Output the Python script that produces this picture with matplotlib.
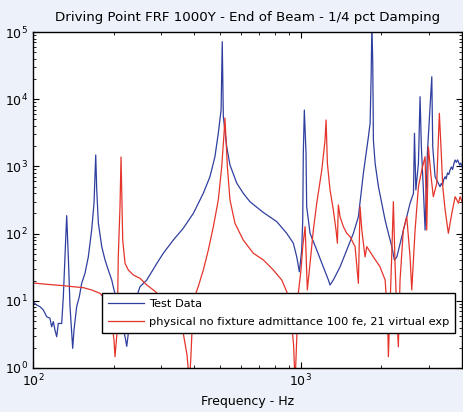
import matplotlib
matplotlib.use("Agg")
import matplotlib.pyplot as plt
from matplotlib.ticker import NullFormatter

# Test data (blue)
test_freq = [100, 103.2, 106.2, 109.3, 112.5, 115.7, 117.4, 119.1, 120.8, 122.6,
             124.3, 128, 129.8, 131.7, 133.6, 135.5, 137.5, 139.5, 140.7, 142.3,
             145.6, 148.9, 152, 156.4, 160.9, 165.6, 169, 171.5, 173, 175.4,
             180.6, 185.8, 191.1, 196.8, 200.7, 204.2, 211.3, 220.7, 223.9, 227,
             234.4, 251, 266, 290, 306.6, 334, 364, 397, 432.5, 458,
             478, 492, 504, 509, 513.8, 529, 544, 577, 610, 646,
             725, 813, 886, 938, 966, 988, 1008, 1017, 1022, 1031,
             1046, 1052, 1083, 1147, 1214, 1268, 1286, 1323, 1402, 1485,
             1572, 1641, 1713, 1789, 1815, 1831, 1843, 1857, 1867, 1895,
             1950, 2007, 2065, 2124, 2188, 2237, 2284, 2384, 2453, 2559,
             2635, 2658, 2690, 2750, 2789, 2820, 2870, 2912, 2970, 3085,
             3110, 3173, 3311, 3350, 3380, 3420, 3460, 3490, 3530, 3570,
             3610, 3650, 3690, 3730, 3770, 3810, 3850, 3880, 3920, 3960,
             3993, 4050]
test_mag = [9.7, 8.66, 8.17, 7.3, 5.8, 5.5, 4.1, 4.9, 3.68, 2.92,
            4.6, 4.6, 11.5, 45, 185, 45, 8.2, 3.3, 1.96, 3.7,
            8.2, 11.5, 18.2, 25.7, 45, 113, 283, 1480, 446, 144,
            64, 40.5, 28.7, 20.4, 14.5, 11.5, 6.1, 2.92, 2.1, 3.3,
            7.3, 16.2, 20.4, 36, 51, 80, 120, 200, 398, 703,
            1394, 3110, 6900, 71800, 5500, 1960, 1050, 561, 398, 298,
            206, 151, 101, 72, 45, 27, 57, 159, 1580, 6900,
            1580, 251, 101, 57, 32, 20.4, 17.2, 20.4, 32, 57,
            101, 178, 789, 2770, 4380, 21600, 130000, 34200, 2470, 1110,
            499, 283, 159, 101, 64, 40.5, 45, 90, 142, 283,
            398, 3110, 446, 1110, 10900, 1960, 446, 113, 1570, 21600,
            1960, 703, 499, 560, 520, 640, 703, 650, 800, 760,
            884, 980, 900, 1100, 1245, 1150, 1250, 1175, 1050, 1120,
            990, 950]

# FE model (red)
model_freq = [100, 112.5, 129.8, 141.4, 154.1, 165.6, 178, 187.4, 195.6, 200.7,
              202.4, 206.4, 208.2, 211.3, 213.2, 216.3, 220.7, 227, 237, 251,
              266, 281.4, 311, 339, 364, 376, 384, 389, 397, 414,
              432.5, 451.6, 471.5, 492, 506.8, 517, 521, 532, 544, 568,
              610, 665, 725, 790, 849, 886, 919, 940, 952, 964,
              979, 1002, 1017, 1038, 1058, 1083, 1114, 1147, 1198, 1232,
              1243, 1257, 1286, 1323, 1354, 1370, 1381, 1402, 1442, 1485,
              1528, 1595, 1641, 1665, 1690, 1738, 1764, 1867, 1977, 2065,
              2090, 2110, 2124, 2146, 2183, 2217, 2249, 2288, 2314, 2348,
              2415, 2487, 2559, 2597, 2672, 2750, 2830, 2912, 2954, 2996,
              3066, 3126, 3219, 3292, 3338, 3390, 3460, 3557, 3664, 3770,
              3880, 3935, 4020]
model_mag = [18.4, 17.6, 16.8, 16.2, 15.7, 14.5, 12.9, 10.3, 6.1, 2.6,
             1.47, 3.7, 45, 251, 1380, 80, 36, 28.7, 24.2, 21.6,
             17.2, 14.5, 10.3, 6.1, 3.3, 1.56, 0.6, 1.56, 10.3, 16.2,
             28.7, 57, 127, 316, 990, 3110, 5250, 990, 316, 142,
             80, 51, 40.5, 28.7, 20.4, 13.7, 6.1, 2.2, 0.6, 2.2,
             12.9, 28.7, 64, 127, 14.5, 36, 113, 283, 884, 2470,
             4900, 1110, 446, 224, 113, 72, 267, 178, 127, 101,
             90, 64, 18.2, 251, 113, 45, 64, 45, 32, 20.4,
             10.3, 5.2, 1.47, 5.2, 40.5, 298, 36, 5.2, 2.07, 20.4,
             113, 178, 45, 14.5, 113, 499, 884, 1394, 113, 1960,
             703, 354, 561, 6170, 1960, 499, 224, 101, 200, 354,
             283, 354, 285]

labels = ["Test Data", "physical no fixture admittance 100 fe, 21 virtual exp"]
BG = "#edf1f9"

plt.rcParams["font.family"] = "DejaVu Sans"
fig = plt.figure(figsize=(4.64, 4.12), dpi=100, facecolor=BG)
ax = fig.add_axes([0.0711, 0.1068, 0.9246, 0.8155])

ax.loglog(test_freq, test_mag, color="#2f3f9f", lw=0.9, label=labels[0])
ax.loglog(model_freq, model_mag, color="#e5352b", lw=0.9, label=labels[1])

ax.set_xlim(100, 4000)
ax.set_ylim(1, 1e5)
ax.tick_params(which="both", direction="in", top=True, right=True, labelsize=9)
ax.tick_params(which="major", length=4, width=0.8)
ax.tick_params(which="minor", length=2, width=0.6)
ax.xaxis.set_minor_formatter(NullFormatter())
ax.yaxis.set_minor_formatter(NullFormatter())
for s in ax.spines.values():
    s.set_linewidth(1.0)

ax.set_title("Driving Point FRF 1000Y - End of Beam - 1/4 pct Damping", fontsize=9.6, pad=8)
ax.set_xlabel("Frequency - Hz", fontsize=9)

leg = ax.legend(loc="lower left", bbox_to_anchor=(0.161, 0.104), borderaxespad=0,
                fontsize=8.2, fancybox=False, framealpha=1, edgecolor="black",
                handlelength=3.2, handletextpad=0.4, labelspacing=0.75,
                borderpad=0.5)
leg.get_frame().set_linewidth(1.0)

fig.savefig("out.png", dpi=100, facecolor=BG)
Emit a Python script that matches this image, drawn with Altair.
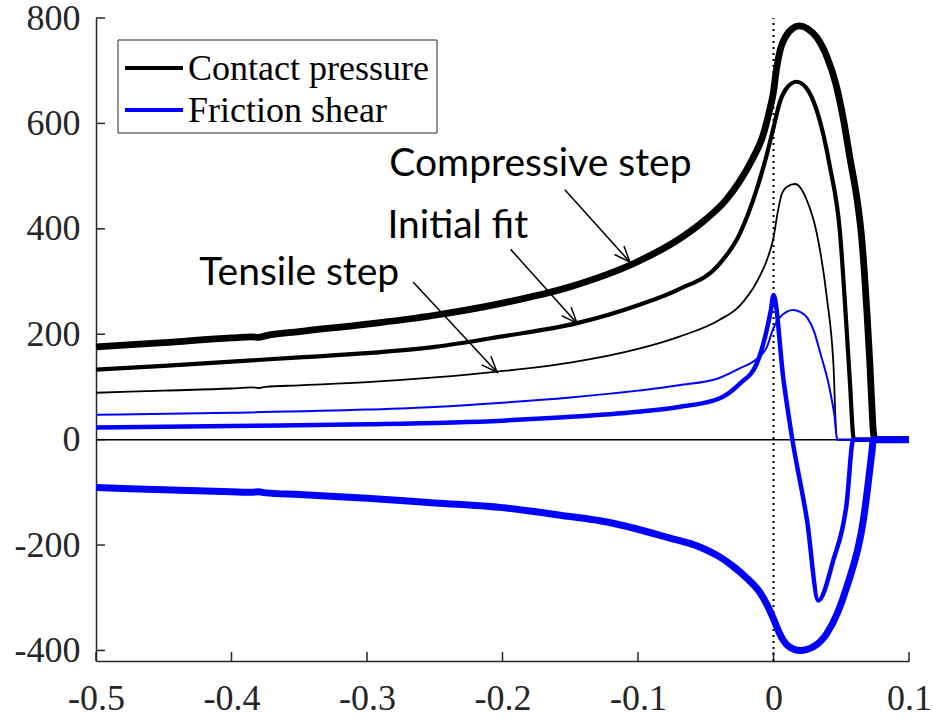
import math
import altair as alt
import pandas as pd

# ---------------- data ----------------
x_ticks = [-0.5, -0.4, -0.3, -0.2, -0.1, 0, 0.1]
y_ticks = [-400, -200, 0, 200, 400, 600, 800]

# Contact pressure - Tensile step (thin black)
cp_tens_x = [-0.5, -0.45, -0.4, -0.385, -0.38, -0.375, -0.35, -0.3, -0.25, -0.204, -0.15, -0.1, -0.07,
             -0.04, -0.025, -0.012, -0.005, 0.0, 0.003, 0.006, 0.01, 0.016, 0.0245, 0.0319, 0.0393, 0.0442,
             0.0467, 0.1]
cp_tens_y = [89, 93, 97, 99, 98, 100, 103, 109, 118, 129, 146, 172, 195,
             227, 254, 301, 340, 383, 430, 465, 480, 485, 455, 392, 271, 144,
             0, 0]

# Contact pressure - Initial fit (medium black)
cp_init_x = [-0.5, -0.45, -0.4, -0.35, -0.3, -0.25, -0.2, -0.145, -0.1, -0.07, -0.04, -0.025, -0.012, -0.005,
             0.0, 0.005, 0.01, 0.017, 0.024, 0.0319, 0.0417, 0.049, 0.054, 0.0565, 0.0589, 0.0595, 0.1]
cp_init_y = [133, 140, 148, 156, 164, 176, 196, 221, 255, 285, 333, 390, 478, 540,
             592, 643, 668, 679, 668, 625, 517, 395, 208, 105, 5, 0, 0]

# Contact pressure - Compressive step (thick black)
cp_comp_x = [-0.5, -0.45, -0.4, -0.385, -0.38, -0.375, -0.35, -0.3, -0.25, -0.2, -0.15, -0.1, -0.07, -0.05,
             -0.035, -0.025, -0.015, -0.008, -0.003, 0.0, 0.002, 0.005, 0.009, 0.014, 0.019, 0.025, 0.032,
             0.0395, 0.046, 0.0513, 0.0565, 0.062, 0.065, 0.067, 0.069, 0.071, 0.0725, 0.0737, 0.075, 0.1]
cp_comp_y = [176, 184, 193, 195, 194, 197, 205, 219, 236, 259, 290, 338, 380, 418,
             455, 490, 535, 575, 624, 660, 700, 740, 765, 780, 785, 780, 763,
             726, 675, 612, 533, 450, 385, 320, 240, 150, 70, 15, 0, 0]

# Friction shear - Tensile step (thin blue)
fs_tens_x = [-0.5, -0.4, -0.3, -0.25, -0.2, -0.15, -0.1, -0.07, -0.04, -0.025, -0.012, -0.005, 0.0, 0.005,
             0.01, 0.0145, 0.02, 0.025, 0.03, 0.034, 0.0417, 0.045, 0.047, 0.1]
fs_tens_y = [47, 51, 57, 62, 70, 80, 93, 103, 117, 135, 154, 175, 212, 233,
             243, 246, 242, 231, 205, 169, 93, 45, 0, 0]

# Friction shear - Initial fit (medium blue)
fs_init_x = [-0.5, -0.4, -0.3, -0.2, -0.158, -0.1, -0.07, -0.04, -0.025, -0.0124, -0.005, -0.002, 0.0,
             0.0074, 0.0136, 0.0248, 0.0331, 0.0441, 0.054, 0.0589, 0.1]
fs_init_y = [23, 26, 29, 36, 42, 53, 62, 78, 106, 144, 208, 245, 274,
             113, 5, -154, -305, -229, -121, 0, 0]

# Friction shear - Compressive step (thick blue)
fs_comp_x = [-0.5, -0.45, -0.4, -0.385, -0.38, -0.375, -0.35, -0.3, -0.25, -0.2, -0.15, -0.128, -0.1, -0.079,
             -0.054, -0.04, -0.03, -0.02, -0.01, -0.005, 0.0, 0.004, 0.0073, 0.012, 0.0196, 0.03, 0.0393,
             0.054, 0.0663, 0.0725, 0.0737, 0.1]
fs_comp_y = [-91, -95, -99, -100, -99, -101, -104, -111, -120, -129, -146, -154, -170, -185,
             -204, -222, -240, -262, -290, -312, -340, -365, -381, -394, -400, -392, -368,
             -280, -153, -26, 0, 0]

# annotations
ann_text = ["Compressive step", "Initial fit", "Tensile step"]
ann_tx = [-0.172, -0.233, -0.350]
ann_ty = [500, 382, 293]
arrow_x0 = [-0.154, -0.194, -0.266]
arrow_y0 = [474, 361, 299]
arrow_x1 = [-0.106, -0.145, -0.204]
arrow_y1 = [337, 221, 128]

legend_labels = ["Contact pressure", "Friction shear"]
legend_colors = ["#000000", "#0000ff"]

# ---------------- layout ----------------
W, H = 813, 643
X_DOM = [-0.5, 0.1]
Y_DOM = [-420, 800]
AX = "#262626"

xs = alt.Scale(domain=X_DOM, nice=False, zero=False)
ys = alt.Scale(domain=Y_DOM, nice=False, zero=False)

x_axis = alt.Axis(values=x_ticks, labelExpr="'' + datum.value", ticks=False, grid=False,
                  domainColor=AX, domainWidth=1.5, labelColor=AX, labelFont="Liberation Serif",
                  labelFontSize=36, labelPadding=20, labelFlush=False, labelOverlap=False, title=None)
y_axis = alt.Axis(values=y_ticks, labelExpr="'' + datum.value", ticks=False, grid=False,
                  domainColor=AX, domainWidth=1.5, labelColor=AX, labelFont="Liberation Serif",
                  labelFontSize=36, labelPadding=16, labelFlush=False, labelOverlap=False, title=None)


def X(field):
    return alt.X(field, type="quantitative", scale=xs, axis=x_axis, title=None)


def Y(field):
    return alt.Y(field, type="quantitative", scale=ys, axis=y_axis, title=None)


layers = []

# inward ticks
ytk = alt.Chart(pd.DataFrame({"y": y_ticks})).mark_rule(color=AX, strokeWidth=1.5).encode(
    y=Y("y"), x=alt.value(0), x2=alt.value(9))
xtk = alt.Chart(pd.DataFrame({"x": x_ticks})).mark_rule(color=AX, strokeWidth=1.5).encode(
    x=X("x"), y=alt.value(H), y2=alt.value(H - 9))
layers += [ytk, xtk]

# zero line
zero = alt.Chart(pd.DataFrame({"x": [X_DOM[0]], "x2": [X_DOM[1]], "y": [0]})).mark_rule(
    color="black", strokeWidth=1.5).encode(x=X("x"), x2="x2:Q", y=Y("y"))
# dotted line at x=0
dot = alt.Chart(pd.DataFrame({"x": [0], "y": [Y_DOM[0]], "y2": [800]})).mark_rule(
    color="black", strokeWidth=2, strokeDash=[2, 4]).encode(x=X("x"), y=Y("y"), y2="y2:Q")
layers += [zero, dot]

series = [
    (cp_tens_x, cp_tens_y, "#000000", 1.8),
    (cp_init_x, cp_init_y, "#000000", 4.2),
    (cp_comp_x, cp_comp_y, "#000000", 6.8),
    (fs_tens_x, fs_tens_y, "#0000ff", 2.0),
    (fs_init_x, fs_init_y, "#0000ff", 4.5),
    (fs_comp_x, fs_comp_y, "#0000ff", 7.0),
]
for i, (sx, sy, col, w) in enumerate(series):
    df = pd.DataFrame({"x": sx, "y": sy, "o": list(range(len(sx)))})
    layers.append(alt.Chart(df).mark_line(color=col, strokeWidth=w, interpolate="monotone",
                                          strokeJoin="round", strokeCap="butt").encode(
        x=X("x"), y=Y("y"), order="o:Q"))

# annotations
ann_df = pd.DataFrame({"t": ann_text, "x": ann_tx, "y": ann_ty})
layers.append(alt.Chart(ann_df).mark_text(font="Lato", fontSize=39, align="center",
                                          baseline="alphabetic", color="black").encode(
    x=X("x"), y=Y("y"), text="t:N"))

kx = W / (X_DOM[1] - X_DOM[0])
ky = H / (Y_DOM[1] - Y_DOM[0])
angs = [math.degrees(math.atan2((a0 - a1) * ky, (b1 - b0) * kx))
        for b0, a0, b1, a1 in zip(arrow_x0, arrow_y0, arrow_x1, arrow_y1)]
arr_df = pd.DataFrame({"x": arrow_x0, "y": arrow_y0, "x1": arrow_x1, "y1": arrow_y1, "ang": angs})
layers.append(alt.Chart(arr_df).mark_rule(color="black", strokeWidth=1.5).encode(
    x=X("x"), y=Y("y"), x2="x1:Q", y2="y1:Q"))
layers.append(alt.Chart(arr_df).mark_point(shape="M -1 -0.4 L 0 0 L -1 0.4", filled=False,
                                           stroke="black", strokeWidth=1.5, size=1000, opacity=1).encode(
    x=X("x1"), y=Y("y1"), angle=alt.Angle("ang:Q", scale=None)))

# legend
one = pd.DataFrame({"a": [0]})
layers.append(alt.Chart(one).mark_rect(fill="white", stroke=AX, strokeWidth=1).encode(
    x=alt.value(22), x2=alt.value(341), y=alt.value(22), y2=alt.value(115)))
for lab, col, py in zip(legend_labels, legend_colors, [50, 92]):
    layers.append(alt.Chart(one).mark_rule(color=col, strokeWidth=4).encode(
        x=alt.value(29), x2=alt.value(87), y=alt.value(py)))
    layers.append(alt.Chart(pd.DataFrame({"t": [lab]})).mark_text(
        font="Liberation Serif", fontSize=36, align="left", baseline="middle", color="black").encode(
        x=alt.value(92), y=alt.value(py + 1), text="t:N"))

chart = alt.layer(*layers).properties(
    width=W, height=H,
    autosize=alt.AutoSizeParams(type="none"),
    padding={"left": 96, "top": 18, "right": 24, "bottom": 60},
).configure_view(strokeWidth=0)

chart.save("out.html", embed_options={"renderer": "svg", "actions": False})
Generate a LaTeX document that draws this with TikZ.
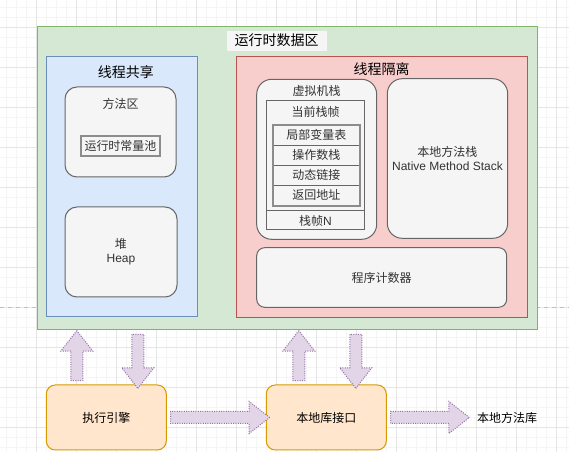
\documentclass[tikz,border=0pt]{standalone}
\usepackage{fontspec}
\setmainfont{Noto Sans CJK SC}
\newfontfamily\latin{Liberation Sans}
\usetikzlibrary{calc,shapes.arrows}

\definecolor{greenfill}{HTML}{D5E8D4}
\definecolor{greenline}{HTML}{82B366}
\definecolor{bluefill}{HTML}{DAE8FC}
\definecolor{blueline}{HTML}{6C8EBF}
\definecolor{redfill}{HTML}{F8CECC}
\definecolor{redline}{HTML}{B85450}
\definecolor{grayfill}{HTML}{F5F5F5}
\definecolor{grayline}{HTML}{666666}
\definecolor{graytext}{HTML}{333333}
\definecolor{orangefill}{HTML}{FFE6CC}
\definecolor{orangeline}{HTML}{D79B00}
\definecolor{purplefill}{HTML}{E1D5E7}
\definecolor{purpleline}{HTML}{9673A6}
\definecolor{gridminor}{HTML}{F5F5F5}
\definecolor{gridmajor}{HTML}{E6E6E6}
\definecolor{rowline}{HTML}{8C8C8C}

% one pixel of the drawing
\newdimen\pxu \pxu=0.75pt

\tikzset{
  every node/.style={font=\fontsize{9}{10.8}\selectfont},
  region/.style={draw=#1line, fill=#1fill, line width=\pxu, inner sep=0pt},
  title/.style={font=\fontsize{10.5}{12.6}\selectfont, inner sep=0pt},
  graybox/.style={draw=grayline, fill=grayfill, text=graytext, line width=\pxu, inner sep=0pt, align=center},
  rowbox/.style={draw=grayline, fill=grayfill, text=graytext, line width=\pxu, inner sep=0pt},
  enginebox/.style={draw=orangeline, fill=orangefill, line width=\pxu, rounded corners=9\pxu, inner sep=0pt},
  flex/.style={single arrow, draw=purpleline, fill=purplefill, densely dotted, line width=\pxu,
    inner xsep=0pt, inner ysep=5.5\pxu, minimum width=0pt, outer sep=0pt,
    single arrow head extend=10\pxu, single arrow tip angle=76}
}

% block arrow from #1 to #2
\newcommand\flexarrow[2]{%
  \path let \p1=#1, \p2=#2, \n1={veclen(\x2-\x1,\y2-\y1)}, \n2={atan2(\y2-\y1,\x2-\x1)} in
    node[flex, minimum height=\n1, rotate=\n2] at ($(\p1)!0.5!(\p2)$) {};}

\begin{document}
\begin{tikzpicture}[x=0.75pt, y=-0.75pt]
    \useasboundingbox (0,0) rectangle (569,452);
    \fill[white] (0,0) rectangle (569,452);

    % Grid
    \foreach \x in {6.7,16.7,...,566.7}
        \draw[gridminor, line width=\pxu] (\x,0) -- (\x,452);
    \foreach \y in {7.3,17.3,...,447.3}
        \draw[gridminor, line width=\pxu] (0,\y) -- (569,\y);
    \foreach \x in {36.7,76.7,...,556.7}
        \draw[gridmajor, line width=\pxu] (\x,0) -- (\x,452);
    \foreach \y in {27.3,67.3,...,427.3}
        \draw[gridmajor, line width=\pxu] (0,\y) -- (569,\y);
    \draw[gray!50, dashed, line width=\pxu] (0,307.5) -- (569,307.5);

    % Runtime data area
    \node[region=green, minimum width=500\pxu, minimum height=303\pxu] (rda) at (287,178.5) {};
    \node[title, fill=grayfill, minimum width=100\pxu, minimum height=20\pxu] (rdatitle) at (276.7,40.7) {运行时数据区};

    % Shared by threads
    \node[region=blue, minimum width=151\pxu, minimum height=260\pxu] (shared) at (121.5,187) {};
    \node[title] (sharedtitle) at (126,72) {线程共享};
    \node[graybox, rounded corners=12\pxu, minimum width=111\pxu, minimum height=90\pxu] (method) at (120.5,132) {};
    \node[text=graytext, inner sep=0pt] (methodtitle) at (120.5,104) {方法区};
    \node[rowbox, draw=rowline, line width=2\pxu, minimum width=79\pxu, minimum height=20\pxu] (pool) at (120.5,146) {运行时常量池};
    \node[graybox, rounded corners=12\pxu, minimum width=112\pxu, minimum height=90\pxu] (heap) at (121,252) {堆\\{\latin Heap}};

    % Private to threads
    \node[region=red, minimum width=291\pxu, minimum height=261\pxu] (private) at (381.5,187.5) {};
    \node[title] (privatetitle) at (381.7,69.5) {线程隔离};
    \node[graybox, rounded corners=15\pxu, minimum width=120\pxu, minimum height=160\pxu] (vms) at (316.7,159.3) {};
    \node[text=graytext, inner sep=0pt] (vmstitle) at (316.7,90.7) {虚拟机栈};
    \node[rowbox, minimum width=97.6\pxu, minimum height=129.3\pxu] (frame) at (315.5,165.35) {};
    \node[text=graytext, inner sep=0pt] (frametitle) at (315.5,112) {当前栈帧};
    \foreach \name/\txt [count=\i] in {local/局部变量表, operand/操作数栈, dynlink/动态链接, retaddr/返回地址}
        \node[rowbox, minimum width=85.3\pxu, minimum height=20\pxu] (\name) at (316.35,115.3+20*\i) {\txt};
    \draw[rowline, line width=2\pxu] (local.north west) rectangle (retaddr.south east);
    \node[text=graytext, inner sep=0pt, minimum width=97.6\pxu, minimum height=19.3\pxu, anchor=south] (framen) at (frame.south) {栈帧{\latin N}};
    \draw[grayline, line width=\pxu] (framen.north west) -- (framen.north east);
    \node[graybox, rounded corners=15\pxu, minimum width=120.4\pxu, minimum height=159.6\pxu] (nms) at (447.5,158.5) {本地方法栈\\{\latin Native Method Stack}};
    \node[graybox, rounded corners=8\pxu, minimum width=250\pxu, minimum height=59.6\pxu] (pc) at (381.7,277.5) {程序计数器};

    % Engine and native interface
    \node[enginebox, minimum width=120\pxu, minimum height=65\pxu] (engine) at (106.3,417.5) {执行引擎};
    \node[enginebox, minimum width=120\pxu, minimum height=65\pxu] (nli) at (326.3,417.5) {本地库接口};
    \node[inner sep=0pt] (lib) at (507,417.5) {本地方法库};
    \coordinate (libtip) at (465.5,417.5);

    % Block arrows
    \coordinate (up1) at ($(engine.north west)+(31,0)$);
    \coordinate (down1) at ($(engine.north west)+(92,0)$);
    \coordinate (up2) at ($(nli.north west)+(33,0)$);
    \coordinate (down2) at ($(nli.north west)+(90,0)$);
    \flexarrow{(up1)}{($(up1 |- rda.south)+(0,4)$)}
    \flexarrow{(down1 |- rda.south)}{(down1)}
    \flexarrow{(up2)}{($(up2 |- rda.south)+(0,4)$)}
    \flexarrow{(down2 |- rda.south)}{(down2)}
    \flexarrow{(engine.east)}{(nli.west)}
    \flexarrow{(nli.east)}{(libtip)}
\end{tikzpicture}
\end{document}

***

— DESCRIPTION OF THE TASK —
Give back, unchanged, each line from the one containing "Emit a Python" through the one containing "y_ticks = [-400, -200, 0, 200, 400, 600, 800]". Pictures are to be left out.

— EXPECTED ANSWER —
Emit a Python script that matches this image, drawn with Altair.
import math
import altair as alt
import pandas as pd

# ---------------- data ----------------
x_ticks = [-0.5, -0.4, -0.3, -0.2, -0.1, 0, 0.1]
y_ticks = [-400, -200, 0, 200, 400, 600, 800]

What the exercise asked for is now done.